═══ RECORDS FOR THIS TASK ═══

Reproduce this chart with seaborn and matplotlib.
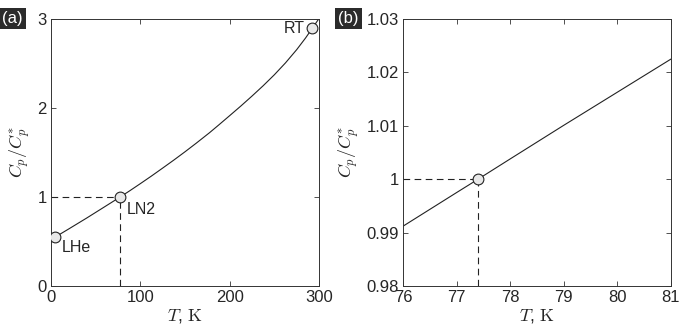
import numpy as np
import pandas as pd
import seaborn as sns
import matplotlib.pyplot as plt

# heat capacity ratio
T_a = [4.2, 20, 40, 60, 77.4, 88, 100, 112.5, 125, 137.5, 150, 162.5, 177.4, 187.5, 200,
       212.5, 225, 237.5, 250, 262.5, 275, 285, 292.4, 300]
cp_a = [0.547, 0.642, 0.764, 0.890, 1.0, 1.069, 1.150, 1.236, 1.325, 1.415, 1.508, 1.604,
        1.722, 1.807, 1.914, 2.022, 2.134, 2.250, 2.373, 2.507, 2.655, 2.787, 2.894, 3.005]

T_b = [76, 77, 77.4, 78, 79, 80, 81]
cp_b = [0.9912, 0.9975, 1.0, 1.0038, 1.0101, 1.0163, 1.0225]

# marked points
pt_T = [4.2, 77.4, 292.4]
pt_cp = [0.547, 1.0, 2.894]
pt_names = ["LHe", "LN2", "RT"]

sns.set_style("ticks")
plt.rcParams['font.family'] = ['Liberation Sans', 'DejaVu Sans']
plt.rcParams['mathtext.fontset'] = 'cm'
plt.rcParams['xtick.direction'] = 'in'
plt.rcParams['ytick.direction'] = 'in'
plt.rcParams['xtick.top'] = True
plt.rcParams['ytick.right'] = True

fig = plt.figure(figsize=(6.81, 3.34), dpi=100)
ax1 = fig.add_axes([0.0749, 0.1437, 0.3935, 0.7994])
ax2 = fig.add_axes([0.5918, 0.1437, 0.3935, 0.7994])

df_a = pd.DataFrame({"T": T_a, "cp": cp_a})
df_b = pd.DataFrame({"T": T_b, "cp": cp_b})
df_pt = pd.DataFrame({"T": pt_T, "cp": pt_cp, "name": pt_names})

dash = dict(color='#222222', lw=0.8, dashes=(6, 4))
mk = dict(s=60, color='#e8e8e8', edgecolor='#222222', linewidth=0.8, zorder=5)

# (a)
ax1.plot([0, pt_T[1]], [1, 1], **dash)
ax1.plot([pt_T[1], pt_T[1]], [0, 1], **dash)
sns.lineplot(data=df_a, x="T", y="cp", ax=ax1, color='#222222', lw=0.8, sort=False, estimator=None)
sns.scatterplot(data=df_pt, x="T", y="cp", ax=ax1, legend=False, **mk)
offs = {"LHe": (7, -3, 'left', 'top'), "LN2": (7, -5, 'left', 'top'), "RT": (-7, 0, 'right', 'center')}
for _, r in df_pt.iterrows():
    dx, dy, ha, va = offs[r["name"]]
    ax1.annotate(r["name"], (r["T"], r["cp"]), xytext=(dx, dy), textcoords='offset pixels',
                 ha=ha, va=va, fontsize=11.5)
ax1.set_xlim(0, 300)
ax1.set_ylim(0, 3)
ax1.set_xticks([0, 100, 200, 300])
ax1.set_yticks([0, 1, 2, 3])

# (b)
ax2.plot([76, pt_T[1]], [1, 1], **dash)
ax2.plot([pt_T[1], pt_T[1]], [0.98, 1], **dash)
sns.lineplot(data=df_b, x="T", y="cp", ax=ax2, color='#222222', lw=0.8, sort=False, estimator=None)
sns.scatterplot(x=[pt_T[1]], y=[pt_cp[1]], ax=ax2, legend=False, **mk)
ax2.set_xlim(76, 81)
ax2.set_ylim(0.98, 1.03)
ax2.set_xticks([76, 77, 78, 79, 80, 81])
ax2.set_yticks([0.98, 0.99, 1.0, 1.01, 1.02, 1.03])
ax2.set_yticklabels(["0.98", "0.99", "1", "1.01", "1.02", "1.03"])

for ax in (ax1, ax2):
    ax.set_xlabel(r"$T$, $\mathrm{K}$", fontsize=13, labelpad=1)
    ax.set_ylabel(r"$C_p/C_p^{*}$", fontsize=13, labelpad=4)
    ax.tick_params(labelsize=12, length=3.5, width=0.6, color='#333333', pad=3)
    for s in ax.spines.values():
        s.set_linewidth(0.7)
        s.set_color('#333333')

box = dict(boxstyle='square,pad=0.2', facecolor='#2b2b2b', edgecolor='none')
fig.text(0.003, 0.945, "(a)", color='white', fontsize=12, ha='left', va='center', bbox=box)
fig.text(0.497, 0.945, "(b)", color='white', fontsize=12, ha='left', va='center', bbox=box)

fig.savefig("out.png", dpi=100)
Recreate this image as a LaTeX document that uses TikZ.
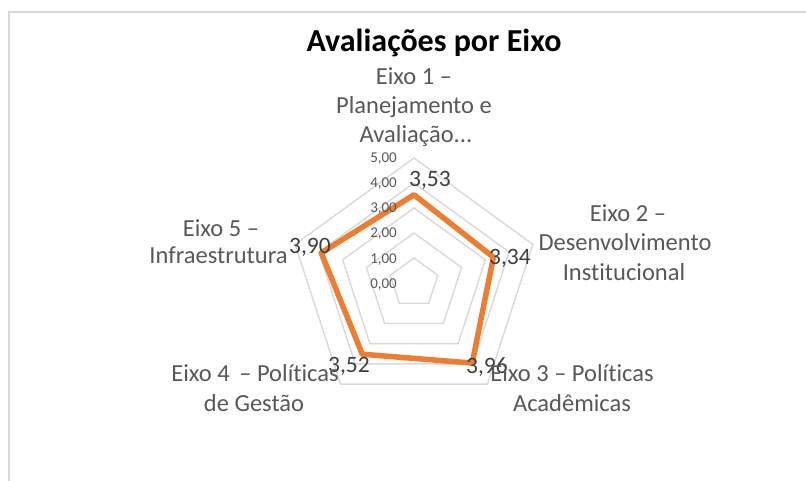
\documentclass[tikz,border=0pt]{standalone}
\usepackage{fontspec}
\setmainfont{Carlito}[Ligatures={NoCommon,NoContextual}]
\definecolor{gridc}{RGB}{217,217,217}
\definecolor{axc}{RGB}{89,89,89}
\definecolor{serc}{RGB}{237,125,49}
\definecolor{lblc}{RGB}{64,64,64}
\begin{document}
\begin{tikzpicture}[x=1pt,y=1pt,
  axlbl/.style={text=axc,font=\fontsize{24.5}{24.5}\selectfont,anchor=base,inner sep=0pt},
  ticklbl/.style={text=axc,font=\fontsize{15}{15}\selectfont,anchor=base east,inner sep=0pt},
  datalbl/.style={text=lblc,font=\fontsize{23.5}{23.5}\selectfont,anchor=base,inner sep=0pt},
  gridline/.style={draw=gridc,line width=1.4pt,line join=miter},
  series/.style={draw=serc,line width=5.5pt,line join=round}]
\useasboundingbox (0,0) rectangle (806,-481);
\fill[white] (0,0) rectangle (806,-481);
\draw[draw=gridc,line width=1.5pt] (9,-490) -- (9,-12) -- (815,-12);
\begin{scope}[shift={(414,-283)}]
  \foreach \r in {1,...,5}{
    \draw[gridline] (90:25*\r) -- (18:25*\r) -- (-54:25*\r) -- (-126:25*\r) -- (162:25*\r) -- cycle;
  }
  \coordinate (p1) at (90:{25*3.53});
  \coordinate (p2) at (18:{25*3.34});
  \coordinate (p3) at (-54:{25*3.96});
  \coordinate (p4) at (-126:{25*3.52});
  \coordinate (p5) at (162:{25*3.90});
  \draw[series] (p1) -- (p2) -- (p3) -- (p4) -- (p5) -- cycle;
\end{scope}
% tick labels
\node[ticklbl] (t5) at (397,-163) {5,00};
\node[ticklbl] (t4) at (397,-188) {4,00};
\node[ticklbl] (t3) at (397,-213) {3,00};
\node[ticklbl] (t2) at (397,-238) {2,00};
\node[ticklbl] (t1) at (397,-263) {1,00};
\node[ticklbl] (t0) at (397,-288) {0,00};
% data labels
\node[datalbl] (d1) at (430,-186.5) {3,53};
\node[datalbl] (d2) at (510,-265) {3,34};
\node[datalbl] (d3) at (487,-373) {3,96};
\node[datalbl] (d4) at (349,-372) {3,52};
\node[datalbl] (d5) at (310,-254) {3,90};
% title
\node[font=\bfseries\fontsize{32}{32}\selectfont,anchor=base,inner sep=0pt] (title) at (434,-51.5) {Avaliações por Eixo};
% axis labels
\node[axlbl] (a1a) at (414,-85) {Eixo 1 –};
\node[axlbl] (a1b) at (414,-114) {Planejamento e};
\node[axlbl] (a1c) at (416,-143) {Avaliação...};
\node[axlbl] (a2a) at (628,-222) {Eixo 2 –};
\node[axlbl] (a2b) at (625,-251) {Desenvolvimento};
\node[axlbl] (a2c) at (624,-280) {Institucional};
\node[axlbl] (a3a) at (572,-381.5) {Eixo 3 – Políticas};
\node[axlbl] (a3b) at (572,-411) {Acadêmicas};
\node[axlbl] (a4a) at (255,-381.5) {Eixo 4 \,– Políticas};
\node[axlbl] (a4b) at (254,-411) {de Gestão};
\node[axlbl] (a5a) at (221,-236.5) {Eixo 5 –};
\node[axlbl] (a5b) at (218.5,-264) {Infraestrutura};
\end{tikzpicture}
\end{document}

═══

REQUIREMENT: Every line from the top of the material above through the line with "import matplotlib.pyplot as plt" should be duplicated exactly, please; leave out the pictures.

THE ANSWER:
Reproduce this chart with seaborn and matplotlib.
import numpy as np
import pandas as pd
import seaborn as sns
import matplotlib.pyplot as plt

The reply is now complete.